Combining servers and serverless for AI Applications
To tackle this problem, Vercel came up with Fluid compute. In Fluid, Vercel reuses instances. Now, each instance of your traditional serverless function works as a server itself that can handle multiple invocations. At the same time, you retain the full flexibility and the ability to scale infinitely—or down to zero—just as you do with serverless.
If you don’t have any requests running, you’re not paying for it. That’s the counterpoint against servers—where you have to pay for the server all the time. If you have multiple requests or invocations, you can handle them within the same instance and scale to the next instance before experiencing degradation.
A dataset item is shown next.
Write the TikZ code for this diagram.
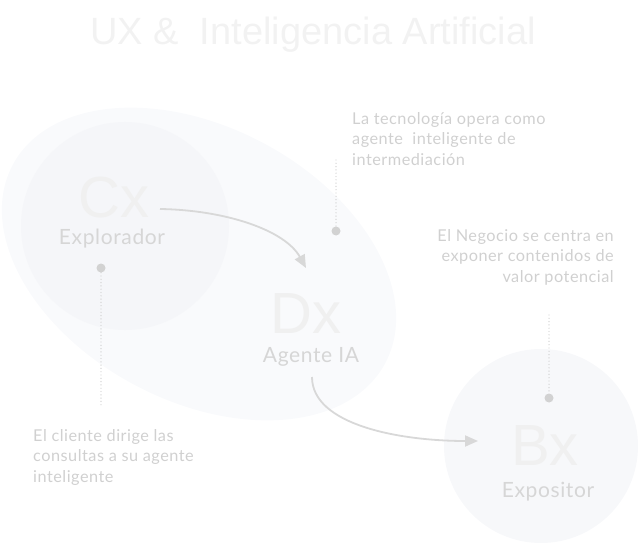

The Secret Sauce: An Advanced Load Balancer
According to Mariano, the key to overloading one instance with multiple invocations without degrading performance lies in Vercel’s load balancer that comes with Fluid.
You want to maintain the same performance and reliability that you had before in the serverless world. When you have a one-to-one instance relationship in serverless, it can sometimes be overkill.
With Fluid, this shift from one-to-one to one-to-many opens new possibilities, but Vercel must ensure that the multiple invocations fit within an instance in an efficient way.
New Approaches to Reliability: Global Dense Compute
With Fluid, Vercel is introducing several new ways to improve service reliability. One of them is the concept of Global Dense Compute, a practice used by large companies like Google, Meta, and Microsoft.
Instead of delegating computing to the network’s edge, closer to where the request originates, the request is processed closer to where the data resides. That means fewer regions but a smarter way of processing requests, ensuring data trips don’t add unnecessary latency and that zone failovers become less of a risk.
Other strategies to improve Fluid’s reliability include pre-warmed functions and bytecode caching by default for all customers.
Developers: back to (global) state affairs
Mariano is optimistic about Fluid’s impact on developers. You can focus on developing features and delivering business value instead of juggling different types of infrastructure or figuring out how to run applications more efficiently.
However, given Fluid’s shared instance nature, it also means departing from the clean-state model that serverless previously provided. Developers must now be mindful that any invocation can mutate the global state of the server instance.